**Written problem**
Search the listing below for "chart". Copy each matching line.

Plotting code records:
— START —
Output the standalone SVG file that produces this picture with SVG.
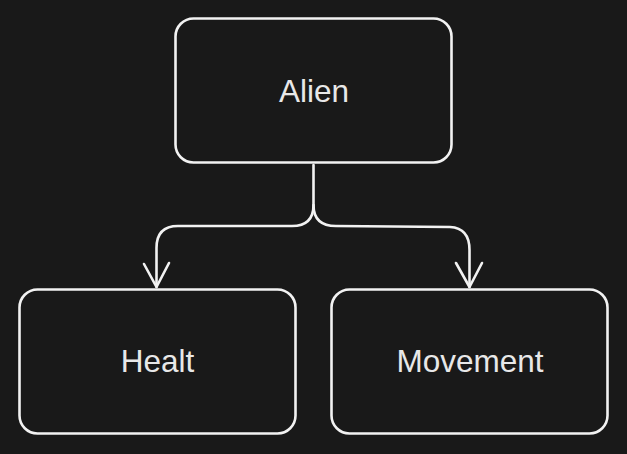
<svg xmlns="http://www.w3.org/2000/svg" width="627" height="454" viewBox="0 0 627 454">
<style>
.box{fill:#191919;stroke:#f2f2f2;stroke-width:2.6}
.lbl{font-family:"Liberation Sans",Arial,sans-serif;font-size:31.5px;fill:#e8e8e8;text-anchor:middle}
.edge{fill:none;stroke:#f2f2f2;stroke-width:2.6;stroke-linecap:round;stroke-linejoin:round}
</style>
<rect width="627" height="454" fill="#191919"/>
<g id="alien"><rect class="box" x="175.5" y="18.5" width="276" height="144" rx="18"/><text class="lbl" x="314" y="101.5">Alien</text></g>
<g id="healt"><rect class="box" x="19.5" y="289.5" width="276" height="144" rx="18"/><text class="lbl" x="157.5" y="371.5">Healt</text></g>
<g id="movement"><rect class="box" x="331.5" y="289.5" width="276" height="144" rx="18"/><text class="lbl" x="470" y="371.5">Movement</text></g>
<g id="connectors">
<path class="edge" d="M313.5 165 L313.5 205 Q313.5 226 292 226 L178 226 Q156.5 226 156.5 248 L156.5 287"/>
<path class="edge" d="M144 264 L156.5 287 L169 263"/>
<path class="edge" d="M313.5 205 Q313.5 226 336 226 L450 227 Q469.5 228 469.5 250 L469.5 287"/>
<path class="edge" d="M456 263 L469.5 287 L482 263"/>
</g>
</svg>
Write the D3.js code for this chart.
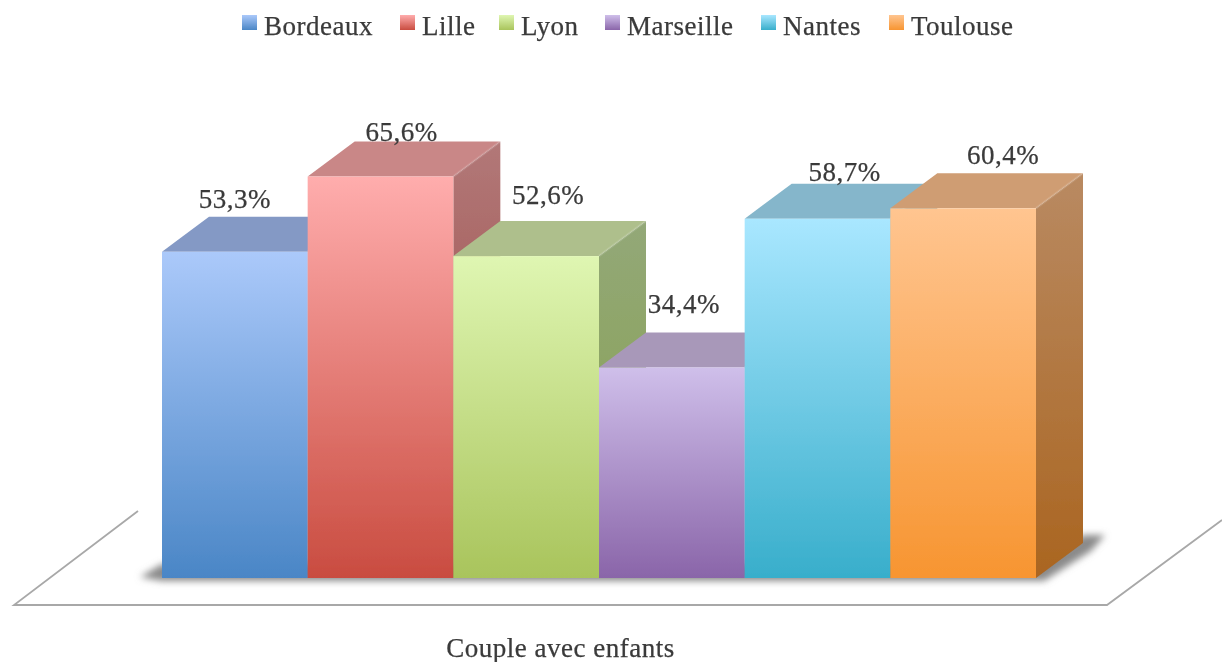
<!DOCTYPE html>
<html>
<head>
<meta charset="utf-8">
<script src="https://cdn.jsdelivr.net/npm/d3@7/dist/d3.min.js"></script>
<style>
  html, body { margin: 0; padding: 0; background: #fff; }
  svg { display: block; }
  text { font-family: "Liberation Serif", serif; fill: #3a3a3a; stroke: #3a3a3a; stroke-width: 0.25; letter-spacing: 0.5px; }
</style>
</head>
<body>
<div id="chart"></div>
<script>
const categories = ['Couple avec enfants'];
const cities = ['Bordeaux', 'Lille', 'Lyon', 'Marseille', 'Nantes', 'Toulouse'];
const values = [53.3, 65.6, 52.6, 34.4, 58.7, 60.4];
const valueLabels = ['53,3%', '65,6%', '52,6%', '34,4%', '58,7%', '60,4%'];

const frontTop = ['#abc9fa', '#ffadad', '#dff6b2', '#cfbfea', '#a9e7ff', '#ffc590'];
const frontBottom = ['#4a86c6', '#c94c40', '#a9c45c', '#8a65a9', '#38aecb', '#f79531'];
const topFace = ['#8499c5', '#c98787', '#aebf8c', '#a898b9', '#85b6cb', '#cf9d73'];
const sideTop = ['#7f93bd', '#b27878', '#93a878', '#9585a8', '#73a3b8', '#b98a62'];
const sideBottom = ['#3a6a9e', '#96403a', '#86a04a', '#6c5288', '#2e8aa2', '#aa6520'];

const width = 1222;
const height = 662;
const depthX = 47;
const depthY = 35;

const legendX = [242, 400, 499, 605, 761, 889];
const labelNudge = [[0, -44], [21, -36], [22, -52], [12, -54], [27, -38], [40, -44]];

const svg = d3.select('#chart')
  .append('svg')
  .attr('width', width)
  .attr('height', height);

const defs = svg.append('defs');
defs.append('filter').attr('id', 'soft')
  .attr('x', '-5%').attr('y', '-5%').attr('width', '110%').attr('height', '110%')
  .append('feGaussianBlur').attr('stdDeviation', 0.6);
defs.append('filter').attr('id', 'textSoft')
  .attr('x', '-10%').attr('y', '-20%').attr('width', '120%').attr('height', '140%')
  .append('feGaussianBlur').attr('stdDeviation', 0.45);
defs.append('filter').attr('id', 'shadow')
  .attr('x', '-5%').attr('y', '-30%').attr('width', '110%').attr('height', '160%')
  .append('feGaussianBlur').attr('stdDeviation', 3.5);

cities.forEach((c, i) => {
  const front = defs.append('linearGradient').attr('id', `front${i}`)
    .attr('x1', 0).attr('y1', 0).attr('x2', 0).attr('y2', 1);
  front.append('stop').attr('offset', 0).attr('stop-color', frontTop[i]);
  front.append('stop').attr('offset', 1).attr('stop-color', frontBottom[i]);
  const side = defs.append('linearGradient').attr('id', `side${i}`)
    .attr('x1', 0).attr('y1', 0).attr('x2', 0).attr('y2', 1);
  side.append('stop').attr('offset', 0).attr('stop-color', sideTop[i]);
  side.append('stop').attr('offset', 1).attr('stop-color', sideBottom[i]);
});

const x = d3.scaleBand().domain(cities).range([162, 1036]);
const y = d3.scaleLinear().domain([0, 100]).range([578, -34]);

// floor of the 3d plot
const floorLine = d3.line();
svg.append('path')
  .attr('d', floorLine([[138, 511], [14, 605], [1107, 605], [1222, 520]]))
  .attr('fill', 'none')
  .attr('stroke', '#a8a8a8')
  .attr('stroke-width', 1.8)
  .attr('filter', 'url(#soft)');

// shadow under the bars
const x0 = x.range()[0];
const x1 = x.range()[1];
const y0 = y(0);
svg.append('path')
  .attr('d', floorLine([
    [x0 - 22, y0 - 1], [x0, y0 - 14], [x1, y0 - 14],
    [x1 + depthX, y0 - depthY - 8], [x1 + depthX + 22, y0 - depthY - 8],
    [x1 + depthX + 8, y0 - depthY + 8], [x1 + 8, y0 + 3], [x0, y0 + 3]
  ]) + 'Z')
  .attr('fill', '#8a8a8a')
  .attr('filter', 'url(#shadow)');

const plot = svg.append('g').attr('filter', 'url(#soft)');

const bars = plot.selectAll('.bar')
  .data(cities)
  .enter()
  .append('g')
  .attr('class', 'bar');

// top face
bars.append('path')
  .attr('d', (d, i) => {
    const l = x(d), r = l + x.bandwidth(), t = y(values[i]);
    return floorLine([[l, t], [l + depthX, t - depthY], [r + depthX, t - depthY], [r, t]]) + 'Z';
  })
  .attr('fill', (d, i) => topFace[i]);

// side face
bars.append('path')
  .attr('d', (d, i) => {
    const r = x(d) + x.bandwidth(), t = y(values[i]);
    return floorLine([[r, t], [r + depthX, t - depthY], [r + depthX, y0 - depthY], [r, y0]]) + 'Z';
  })
  .attr('fill', (d, i) => `url(#side${i})`);

// light bevel where top and side meet
bars.append('path')
  .attr('d', (d, i) => {
    const r = x(d) + x.bandwidth(), t = y(values[i]);
    return floorLine([[r, t], [r + depthX, t - depthY]]);
  })
  .attr('stroke', '#fff')
  .attr('stroke-opacity', 0.12)
  .attr('stroke-width', 2.5);

// front face
bars.append('rect')
  .attr('x', (d) => x(d))
  .attr('y', (d, i) => y(values[i]))
  .attr('width', x.bandwidth())
  .attr('height', (d, i) => y0 - y(values[i]))
  .attr('fill', (d, i) => `url(#front${i})`);

// value labels
svg.selectAll('.value-label')
  .data(valueLabels)
  .enter()
  .append('text')
  .attr('class', 'value-label')
  .attr('x', (d, i) => x(cities[i]) + x.bandwidth() / 2 + labelNudge[i][0])
  .attr('y', (d, i) => y(values[i]) + labelNudge[i][1])
  .attr('text-anchor', 'middle')
  .attr('font-size', 27)
  .attr('filter', 'url(#textSoft)')
  .text((d) => d);

// category axis, centred on the floor rather than the bars
const xCat = d3.scaleBand().domain(categories).range([14, 1107]);
const axis = svg.append('g')
  .attr('transform', 'translate(0,638)')
  .call(d3.axisBottom(xCat).tickSize(0).tickPadding(0));
axis.select('.domain').remove();
axis.selectAll('text')
  .attr('font-size', 27)
  .attr('font-family', '"Liberation Serif", serif')
  .attr('filter', 'url(#textSoft)')
  .style('fill', '#3a3a3a');

// legend
const legend = svg.selectAll('.legend')
  .data(cities)
  .enter()
  .append('g')
  .attr('class', 'legend')
  .attr('transform', (d, i) => `translate(${legendX[i]},0)`);

legend.append('rect')
  .attr('x', 0)
  .attr('y', 15)
  .attr('width', 15)
  .attr('height', 15)
  .attr('fill', (d, i) => `url(#front${i})`)
  .attr('filter', 'url(#soft)');

legend.append('text')
  .attr('x', 22)
  .attr('y', 35)
  .attr('font-size', 27)
  .attr('filter', 'url(#textSoft)')
  .text((d) => d);
</script>
</body>
</html>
— END —
**Result of this exercise**
Write the D3.js code for this chart.
<div id="chart"></div>
const svg = d3.select('#chart')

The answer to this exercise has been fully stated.